A Collaborative Detection Method of Small Unmanned Aerial Vehicle Target via Multi-modal Feature Fusion in Complex Background

Wen Jiang, Keyi Zhang, Yanping Wang, Yun Lin, and Fukun Bi

Keywords: Small UAV Target, Low-altitude Safety, Multi-modal Feature Fusion, Collaborative Detection, Fusion Detection

Abstract. Currently, the state-of-the-art methods for detecting small unmanned aerial vehicles (UAVs) continue to struggle in complex urban settings due to several persistent challenges, namely, frequent target occlusion, high similarity in thermal radiation signatures between UAVs and their surroundings, and the inherently low visual saliency of small UAV targets, all of which contribute to degraded detection performance. To tackle these issues, this paper introduces a novel multi-modal feature fusion collaborative detection (MFFCD) framework grounded in learnable spatial mapping.

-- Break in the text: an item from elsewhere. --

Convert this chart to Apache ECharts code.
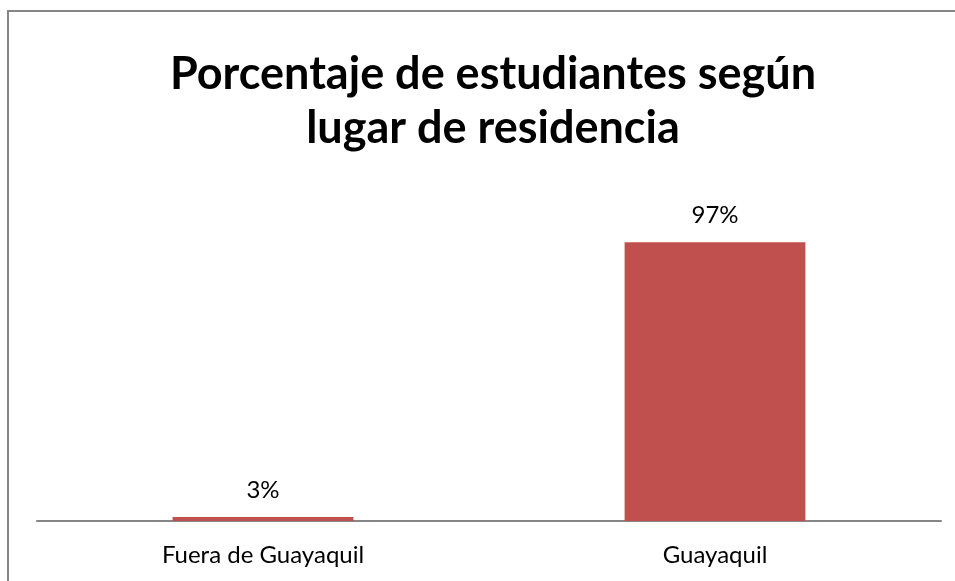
<!DOCTYPE html>
<html>
<head>
<meta charset="utf-8">
<script src="https://cdn.jsdelivr.net/npm/echarts@6/dist/echarts.min.js"></script>
<style>
  html, body { margin: 0; padding: 0; background: #fff; }
  #chart { width: 955px; height: 581px; }
</style>
</head>
<body>
<div id="chart"></div>
<script>
// datos del gráfico
var categorias = ['Fuera de Guayaquil', 'Guayaquil'];
var porcentajes = [3, 97];
var titulo = 'Porcentaje de estudiantes según\nlugar de residencia';

var myChart = echarts.init(document.getElementById('chart'));

var option = {
    animation: false,
    title: {
        text: titulo,
        left: 488,
        top: 42,
        textAlign: 'center',
        textStyle: {
            fontFamily: 'Lato',
            fontWeight: 'bold',
            fontSize: 45,
            lineHeight: 54,
            color: '#000'
        }
    },
    // borde del área del gráfico (solo arriba e izquierda, el resto queda fuera)
    graphic: [{
        type: 'polyline',
        shape: { points: [[8, 581], [8, 11], [955, 11]] },
        style: { fill: null, stroke: '#868686', lineWidth: 2 },
        silent: true
    }],
    grid: {
        left: 37,
        right: 14,
        top: 175,
        bottom: 60
    },
    xAxis: {
        type: 'category',
        data: categorias,
        axisTick: { show: false },
        axisLine: { lineStyle: { color: '#868686', width: 2 } },
        axisLabel: {
            margin: 22,
            fontFamily: 'Lato',
            fontSize: 24,
            color: '#000'
        }
    },
    yAxis: {
        type: 'value',
        min: 1.6,
        max: 120,
        show: false,
        splitLine: { show: false }
    },
    series: [{
        type: 'bar',
        data: porcentajes,
        barWidth: '40%',
        itemStyle: { color: '#c0504d' },
        label: {
            show: true,
            position: 'top',
            distance: 15,
            formatter: '{c}%',
            fontFamily: 'Lato',
            fontSize: 24,
            color: '#000'
        }
    }]
};

myChart.setOption(option);
</script>
</body>
</html>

The architecture consists of three key components: firstly, a multi-branch parallel feature extraction module (MBPFE) that simultaneously processes infrared, visible, and radar range-azimuth images, complemented by a feature fusion module (FFM) designed to enhance both intra-modal and inter-modal feature interactions; then, an adaptive spatially-aware dynamic detection head module (DDH) that dynamically recalibrates feature weights to strengthen target representation and boost detection accuracy; and a feature collaborative enhancement module (FCE) that employs a learnable affine transformation to align and fuse multi-modal features, thereby producing more robust and reliable detection outcomes. Extensive experiments show that the proposed MFFCD framework substantially outperforms existing methods under challenging urban conditions, achieving a 56.89% gain in Mean Average Precision (mAP) for small UAV detection.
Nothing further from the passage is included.